An early articulation of this green-powered vision came at the "Toward Tomorrow" Fair at the University of Masschusetts, Amherst, in 1975. As the "No Nukes" movement was just gathering grassroots steam, we envisioned a community-based Solartopian energy system that would guarantee full employment and a survivable planet.
For the next quarter century, the No Nukes movement helped drive atomic energy into its economic and ecological black hole. As fossil fuels became ever more unsustainable, the vision took shape. Wind, solar and efficiency technologies boomed ahead.
But the multi-trillion-dollar fossil/nuke industry is nothing if not entrenched. Throughout the Reagan-Bush-Clinton-Bush nightmare it made common wisdom of the Big Lie that saving the environment meant economic sacrifice. In fact, except for King CONG's short-term mega-profits, the opposite has always been true.
Van Jones finally broke through. As an informed, exciting and compelling presenter, Jones made clear that the "green collar economy" is tangible and terrific. In his writings, mass meetings, television and legislative testimony, Jones turned the corner on the message that what's good for the environment is not only good for the economy, it's essential. Appearing with the likes of Robert Redford on Larry King, and much more, Jones finally injected into the mainstream the message that there will be no prosperity, no full employment, and no survivable planet without the necessary and do-able conversion to a green-powered Earth.
With Jones running point, Obama has in fact made millions of critical dollars available for renewable energy. The Stimulus Package does include a significant sector of cash for those wishing to bring wind, photovoltaics and other Solartopian systems into their home, office and industrial energy mix.
But we've seen this before. Jimmy Carter took halting steps up the Solartopian highway in the late 1970s. Tens of thousands of green jobs were created in California and elsewhere. Then Ronald Reagan ripped the solar water heater off the White House roof and Gov. George Deukmejian killed Gov. Jerry Brown's tax credit program. The industry went into a tailspin, those thousands of jobs disappeared, and America's dependency on foreign oil soared out of control.

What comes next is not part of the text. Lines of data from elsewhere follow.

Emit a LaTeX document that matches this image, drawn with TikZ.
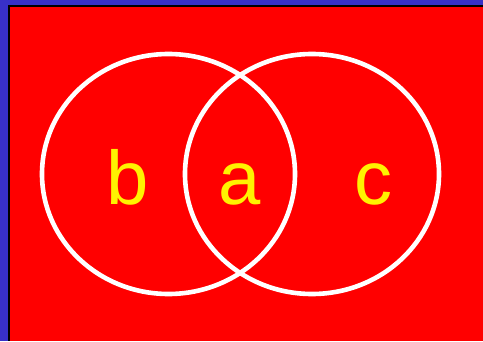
\documentclass[tikz,border=0pt]{standalone}
\usepackage{fontspec}
\setmainfont{Liberation Sans}
\definecolor{bandblue}{RGB}{56,48,200}
\begin{document}
\begin{tikzpicture}[x=1pt,y=1pt,
  setring/.style={draw=white,line width=4.6pt},
  setlabel/.style={text=yellow,font=\fontsize{76}{76}\selectfont,anchor=base,inner sep=0pt}]
\useasboundingbox (0,0) rectangle (483,341);
\fill[bandblue] (0,0) rectangle (483,341);
\fill[black] (8,0) rectangle (483,336.3);
\fill[red] (10,0) rectangle (483,334.3);
\draw[setring] (168.5,167) ellipse [x radius=126.5, y radius=120];
\draw[setring] (312,167) ellipse [x radius=127, y radius=120];
\node[setlabel] (b) at (128,136) {b};
\node[setlabel] (a) at (240,136) {a};
\node[setlabel] (c) at (373,136) {c};
\end{tikzpicture}
\end{document}
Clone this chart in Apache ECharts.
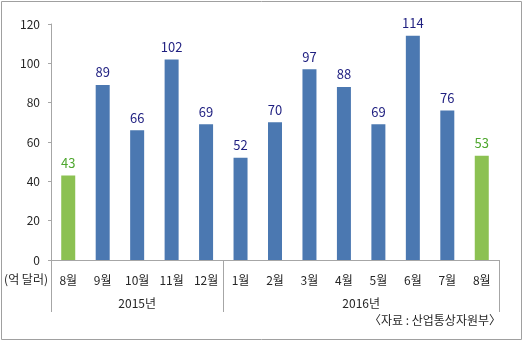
<!DOCTYPE html>
<html><head><meta charset="utf-8">
<script src="https://cdn.jsdelivr.net/npm/echarts@6/dist/echarts.min.js"></script>
<style>html,body{margin:0;padding:0;background:#fff}#c{width:523px;height:341px}</style>
</head><body><div id="c"></div>
<script>
const months = ['8월','9월','10월','11월','12월','1월','2월','3월','4월','5월','6월','7월','8월'];
const values = [43, 89, 66, 102, 69, 52, 70, 97, 88, 69, 114, 76, 53];
const years = ['2015년', '2016년'];
const yearSpans = [5, 8];
const highlighted = [0, 12];
const yTicks = [0, 20, 40, 60, 80, 100, 120];
const unitLabel = '(억 달러)';
const sourceLabel = '〈자료 : 산업통상자원부〉';

// half-slot positions for year group axis
const halfData = [];
const labelAt = {}, tickAt = {0: true};
let pos = 0;
years.forEach((y, i) => {
  labelAt[pos + yearSpans[i]] = y;
  pos += yearSpans[i] * 2;
  tickAt[pos] = true;
});
for (let i = 0; i <= pos; i++) halfData.push(labelAt[i] || '');

const FONT = '"Noto Sans CJK KR", sans-serif';
const BLUE = '#4b78b1', GREEN = '#8cc152', GRAY = '#a6a6a6';

const chart = echarts.init(document.getElementById('c'), null, {renderer: 'canvas'});
chart.setOption({
  animation: false,
  textStyle: {fontFamily: FONT},
  grid: {left: 51, right: 24, top: 24, bottom: 81, containLabel: false},
  xAxis: [{
    type: 'category', data: months, position: 'bottom',
    axisLine: {lineStyle: {color: GRAY}},
    axisTick: {interval: 0, length: 28, lineStyle: {color: GRAY}},
    axisLabel: {interval: 0, margin: 14, fontSize: 12, color: '#262626', fontFamily: FONT}
  }, {
    type: 'category', data: halfData, boundaryGap: false, position: 'bottom',
    axisLine: {show: false},
    axisTick: {show: true, length: 52, interval: (i) => !!tickAt[i], lineStyle: {color: GRAY}},
    axisLabel: {interval: (i, v) => v !== '', margin: 37, fontSize: 12, color: '#262626', fontFamily: FONT}
  }],
  yAxis: {
    type: 'value', min: yTicks[0], max: yTicks[yTicks.length - 1], interval: 20,
    axisLine: {show: true, lineStyle: {color: GRAY}},
    axisTick: {show: true, length: 3, lineStyle: {color: GRAY}},
    splitLine: {show: false},
    axisLabel: {margin: 11, fontSize: 12, color: '#262626', fontFamily: FONT}
  },
  series: [{
    type: 'bar', xAxisIndex: 0, barWidth: 14,
    data: values.map((v, i) => {
      const hi = highlighted.includes(i);
      return {
        value: v,
        itemStyle: {color: hi ? GREEN : BLUE},
        label: {color: hi ? '#4ea72e' : '#1f1f80'}
      };
    }),
    label: {show: true, position: 'top', distance: 6, fontSize: 13, fontFamily: FONT}
  }],
  graphic: [
    {type: 'rect', shape: {x: 1.5, y: 1.5, width: 520, height: 338}, style: {fill: 'none', stroke: '#a0a0a0', lineWidth: 1}, silent: true},
    {type: 'text', right: 475, top: 273, style: {text: unitLabel, fontSize: 12, fill: '#262626', fontFamily: FONT}},
    {type: 'text', right: 22, top: 314, style: {text: sourceLabel, fontSize: 12, fill: '#262626', fontFamily: FONT}}
  ]
});
</script></body></html>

With Jones gone we have to worry that Obama might now repeat history. The pretext for forcing Jones out was pathetic. Like millions of Americans he signed a petition asking for an investigation into the 9/11 felling of the World Trade Center. He used the dreaded term "asshole" to accurately describe some Republicans, and then used it to describe himself and his friends. He may have said some things that some right winger might've construed as racist.
Did he kill someone? Did he engage in torture? Did he steal money? Is he a lousy parent?
This is McCarthyism at its most lethal, and administrative timidity at its most dangerous. If groveling to the corporate bloviators is Obama's strategy for making change, we are in deep deep trouble.
In fact, Van Jones, as imperfect as the rest of us, was Obama's critical firestarter in a green-powered revolution that is decades overdue. While the likes of Glenn Beck can crow over his demise, it's the gargantuan King CONG barons of fossil/nuke who are really in the saddle. Pushing Van Jones aside is a major coup for the destroyers of the planet, and a big loss for those of us who would re-power and save it.
We will, of course, continue to fight against fossil and nuclear power and for a green-powered Earth. But as it has been for decades, the going is rough. Will this administration really be with us?